At the beginning of Women’s History Month the National Museum of Women in the Arts asked an intriguing question when they created this hashtag:
It was a call to action with a simple challenge: Name 5 women artists. Can you name them off the top of your head? Sure that may be easy, but if you walk the galleries of your favorite museum and attempt to identify five, this could be more difficult. Of the works shown in U.S. contemporary art museums and galleries, only 5% are by women; it is no surprise that the struggle to name 5 is all too real. One Downtown L.A. gallery is on a mission to change that.
On Sunday March 13, Hauser Wirth & Schimmel will open it’s sprawling 100,000 sq foot complex in a converted flour mill in L.A.’s Arts District. The inagural exhibition, “Revolution in the Making: Abstract Sculpture by Women, 1947-2016”, is a historical review of abstract sculpture created by women who have pioneered innovative processes, forms and materials in their artistic process. The work selected in this ambitious undertaking will not only activate the new gallery space but will also offer a large scale survey of art that demonstrates the unique innovations these women contributed to abstract sculpture. This is by no means a comprehensive study, nor is it intended to be. The exhibition avoids the temptation to be overtly self referential, instead it focuses on process, material and space. There are 4 unique gallery spaces in the Hauser Wirth & Schimmel complex that are each dedicated to artists of a specific era who are not defined by a school or movement but by their individuality and innovation in their solo practice.
When I walked into the South Gallery, I was immediately enraptured by a large scale Ruth Asawa sculpture. The hand crocheted, continuous wire form hung from the 2nd level’s sky lit atrium and extended to the mezzanine’s concrete floor that contain flashes of patinated ceramic tiles which harken back to the South Gallery roots as the employee bank of the flour mill. The sculpture’s presence holds court over a cluster of 11 additional Asawa wire forms and an impressive assembly of Louis Bourgeois “Personage” wood carvings that form a circle in the center of the gallery.
The North Gallery is bifurcated in two spaces that showcase works created in the 1960’s and 1970’s. Yayoi Kusama’s sidewinding “Snake” undulates on the floor next to a pair of Lynda Benglis sculptures that occupy space on the gallery wall and floor. Similarly, Senga Nenguidi’s nylon stretched, “R.S.V.P. Reverie-0” commands the viewers gaze away from the gallery walls downward.
As one moves to the gallery’s East corridor, the viewer’s gaze is directed skyward where exhibition space is raw, experimental and befitting of the artists who best harmonized the space with their work.

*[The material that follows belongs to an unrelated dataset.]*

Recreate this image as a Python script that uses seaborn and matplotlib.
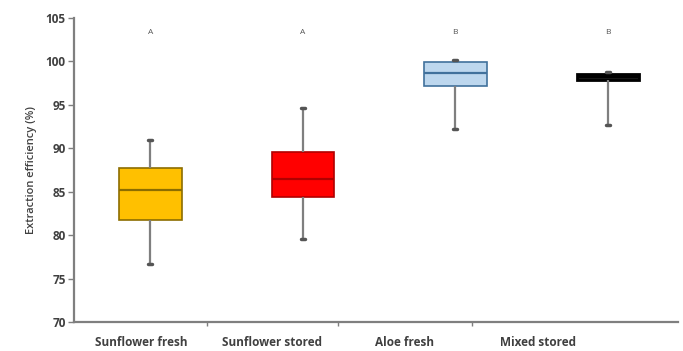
import matplotlib
matplotlib.use("Agg")
import matplotlib.pyplot as plt
import seaborn as sns
import pandas as pd

categories = ["Sunflower fresh", "Sunflower stored", "Aloe fresh", "Mixed stored"]
# five-number summaries: min, Q1, median, Q3, max
sunflower_fresh = [76.7, 81.8, 85.2, 87.7, 91.0]
sunflower_stored = [79.5, 84.4, 86.5, 89.6, 94.6]
aloe_fresh = [92.2, 97.2, 98.7, 99.9, 100.2]
mixed_stored = [92.7, 97.9, 98.2, 98.6, 98.8]
letters = ["A", "A", "B", "B"]
yticks = [70, 75, 80, 85, 90, 95, 100, 105]

fills = ["#FFC000", "#FF0000", "#BDD7EE", "#1A1A1A"]
edges = ["#8C6D00", "#B00000", "#41719C", "#000000"]

sns.set_style("white")
plt.rcParams["font.family"] = ["Open Sans", "DejaVu Sans"]

rows = []
for cat, vals in zip(categories, [sunflower_fresh, sunflower_stored, aloe_fresh, mixed_stored]):
    for v in vals:
        rows.append({"cat": cat, "val": v})
df = pd.DataFrame(rows)

fig = plt.figure(figsize=(6.83, 3.51), dpi=100)
ax = fig.add_axes([74 / 683, 1 - 322 / 351, (678 - 74) / 683, (322 - 18) / 351])

sns.boxplot(data=df, x="cat", y="val", hue="cat", order=categories, hue_order=categories,
            palette=dict(zip(categories, fills)), legend=False, whis=(0, 100), width=0.41,
            saturation=1, linewidth=1.2, linecolor="#7F7F7F", showfliers=False, ax=ax)

# per-box styling
for i, p in enumerate(ax.patches[:4]):
    p.set_edgecolor(edges[i])
    p.set_linewidth(1.2 if i < 3 else 2.0)
lines = ax.lines
for i in range(4):
    grp = lines[i * 5:(i + 1) * 5]
    for ln in grp[:2]:
        ln.set_color("#7F7F7F")
        ln.set_linewidth(1.6)
    for ln in grp[2:4]:
        ln.set_color("#555555")
        ln.set_linewidth(2.5)
        xd = ln.get_xdata()
        c = (xd[0] + xd[1]) / 2
        ln.set_xdata([c - 0.012, c + 0.012])
    grp[4].set_color(edges[i])
    grp[4].set_linewidth(1.6)

for i, t in enumerate(letters):
    ax.text(i, 103.3, t, ha="center", va="center", fontsize=6, color="#555555")

ax.set_ylim(70, 105)
ax.set_xlim(-0.5, 3.46)
ax.set_yticks(yticks)
ax.set_yticklabels([str(v) for v in yticks], fontsize=8.5, fontweight="bold", color="#404040")

label_pos = [-0.062, 0.80, 1.67, 2.54]
tick_pos = [0.37, 1.23, 2.11]
ax.set_xticks(label_pos)
ax.set_xticklabels(categories, fontsize=8.5, fontweight="bold", color="#404040")
ax.tick_params(axis="x", which="major", bottom=True, length=0, pad=10)
ax.set_xticks(tick_pos, minor=True)
ax.tick_params(axis="x", which="minor", bottom=True, length=3, width=1, color="#7F7F7F", direction="out")
ax.tick_params(axis="y", left=True, length=4, width=1, color="#7F7F7F", direction="out", pad=2)

ax.set_xlabel("")
ax.set_ylabel("Extraction efficiency (%)", fontsize=8, fontweight="semibold", color="#404040", labelpad=6)

for s in ["top", "right"]:
    ax.spines[s].set_visible(False)
for s in ["left", "bottom"]:
    ax.spines[s].set_color("#7F7F7F")
    ax.spines[s].set_linewidth(1.6)

fig.savefig("out.png", dpi=100)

Phyllida Barlow, who was recently commissioned by the British Council to represent Great Britain at the 2017 Venice Biennale, challenges viewers to not only engage in her work but in the space that contains it. In “GIG” colorful pom poms are strung up on a vividly painted wooden “pick up stick” structure that soars to the vaulted ceiling. The piece envelops the space and the viewer in saturated color. Meanwhile, in the breezeway between the East and North Gallery, Shinique Smith’s “Forgiving Strands” beautifully adorn the exposed brick in the rough hewn walkway with a colorful string of fabric bundles that resemble long strands of thrown Mardi Gras beads.

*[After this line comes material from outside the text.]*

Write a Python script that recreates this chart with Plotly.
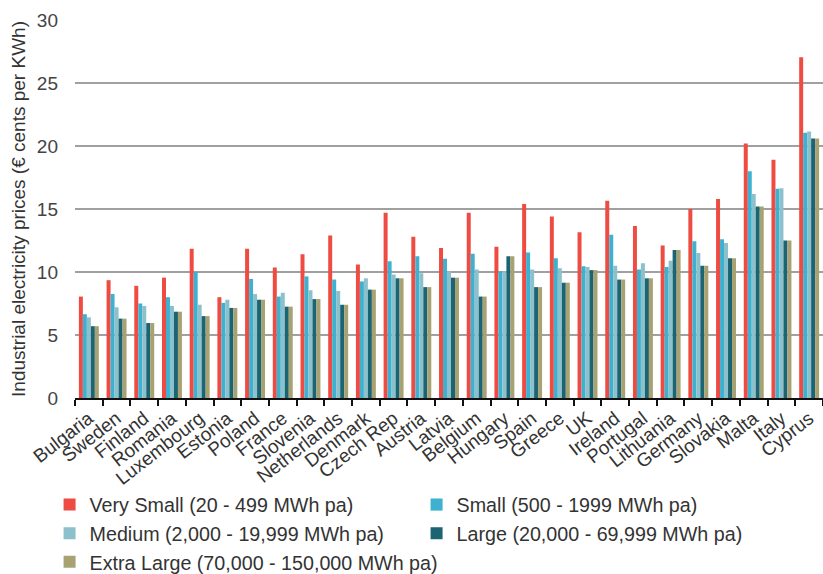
import plotly.graph_objects as go

countries = ["Bulgaria", "Sweden", "Finland", "Romania", "Luxembourg", "Estonia", "Poland",
             "France", "Slovenia", "Netherlands", "Denmark", "Czech Rep", "Austria", "Latvia",
             "Belgium", "Hungary", "Spain", "Greece", "UK", "Ireland", "Portugal", "Lithuania",
             "Germany", "Slovakia", "Malta", "Italy", "Cyprus"]

very_small = [8.05, 9.35, 8.9, 9.55, 11.85, 8.0, 11.85, 10.35, 11.4, 12.9, 10.6, 14.7, 12.8, 11.9,
              14.7, 12.0, 15.4, 14.4, 13.15, 15.65, 13.65, 12.1, 15.0, 15.8, 20.2, 18.9, 27.05]
small = [6.65, 8.25, 7.5, 8.0, 10.0, 7.55, 9.45, 8.05, 9.65, 9.4, 9.25, 10.85, 11.25, 11.05,
         11.45, 10.05, 11.55, 11.1, 10.45, 12.95, 10.2, 10.4, 12.45, 12.6, 18.0, 16.6, 21.05]
medium = [6.4, 7.2, 7.3, 7.3, 7.4, 7.8, 8.25, 8.35, 8.55, 8.5, 9.5, 9.8, 9.9, 10.05,
          10.2, 10.05, 10.2, 10.3, 10.4, 10.5, 10.7, 10.9, 11.5, 12.3, 16.2, 16.65, 21.15]
large = [5.7, 6.3, 5.95, 6.85, 6.5, 7.15, 7.8, 7.25, 7.85, 7.4, 8.6, 9.5, 8.8, 9.55,
         8.05, 11.25, 8.8, 9.15, 10.15, 9.4, 9.5, 11.75, 10.5, 11.1, 15.2, 12.5, 20.6]
extra_large = [5.7, 6.3, 5.95, 6.85, 6.5, 7.15, 7.8, 7.25, 7.85, 7.4, 8.6, 9.5, 8.8, 9.55,
               8.05, 11.25, 8.8, 9.15, 10.15, 9.4, 9.5, 11.75, 10.5, 11.1, 15.2, 12.5, 20.6]

series_names = ["Very Small (20 - 499 MWh pa)", "Small (500 - 1999 MWh pa)",
                "Medium (2,000 - 19,999 MWh pa)", "Large (20,000 - 69,999 MWh pa)",
                "Extra Large (70,000 - 150,000 MWh pa)"]
series_values = [very_small, small, medium, large, extra_large]
colors = ["#EE4B43", "#3DB1CF", "#8CC0CB", "#1B6473", "#A8A273"]

y_ticks = [0, 5, 10, 15, 20, 25, 30]

FONT = "Liberation Sans, Arial, sans-serif"

fig = go.Figure()
for name, vals, col in zip(series_names, series_values, colors):
    fig.add_trace(go.Bar(x=countries, y=vals, name=name,
                         marker=dict(color=col, line=dict(width=0))))

fig.update_layout(
    width=823, height=574,
    margin=dict(l=75, r=0, t=20, b=176, autoexpand=False),
    paper_bgcolor="white", plot_bgcolor="white",
    barmode="group", bargap=0.28, bargroupgap=0,
    font=dict(family=FONT, size=19, color="#333333"),
    showlegend=True,
    legend=dict(orientation="h", x=-0.034, xanchor="left", y=-0.231, yanchor="top",
                entrywidth=322, entrywidthmode="pixels",
                font=dict(family=FONT, size=19.7, color="#333333"),
                traceorder="normal", itemwidth=30, tracegroupgap=0),
    xaxis=dict(range=[-0.5, 26.5], tickangle=-38, tickson="boundaries", automargin=False,
               ticks="outside", ticklen=6, tickwidth=2, tickcolor="#111111",
               showline=True, linecolor="#111111", linewidth=2,
               showgrid=False, tickfont=dict(family=FONT, size=19, color="#333333")),
    yaxis=dict(range=[0, 30], tickvals=y_ticks, showgrid=True, gridcolor="#A0A0A0", gridwidth=2,
               zeroline=False, showline=False, ticks="", ticklabelstandoff=16, automargin=False,
               tickfont=dict(family=FONT, size=19, color="#444444"),
               title=dict(text="Industrial electricity prices (€ cents per KWh)", standoff=6,
                          font=dict(family=FONT, size=19, color="#333333"))),
)

fig.write_html("out.html")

Revolution in the Making was curated in an 18 month partnership between Paul Schimmel and Jenni Sorkin, PHD at the University of California Santa Barbara. One of the challenges in curating this show was that it was difficult to narrow the selection of artists down to 34. A very different challenge from naming #5womenartists. After this show you will not have a bit of difficulty with that hashtag.
Hauser Wirth & Schimmel opens Sunday afternoon between 2:00- 6:00.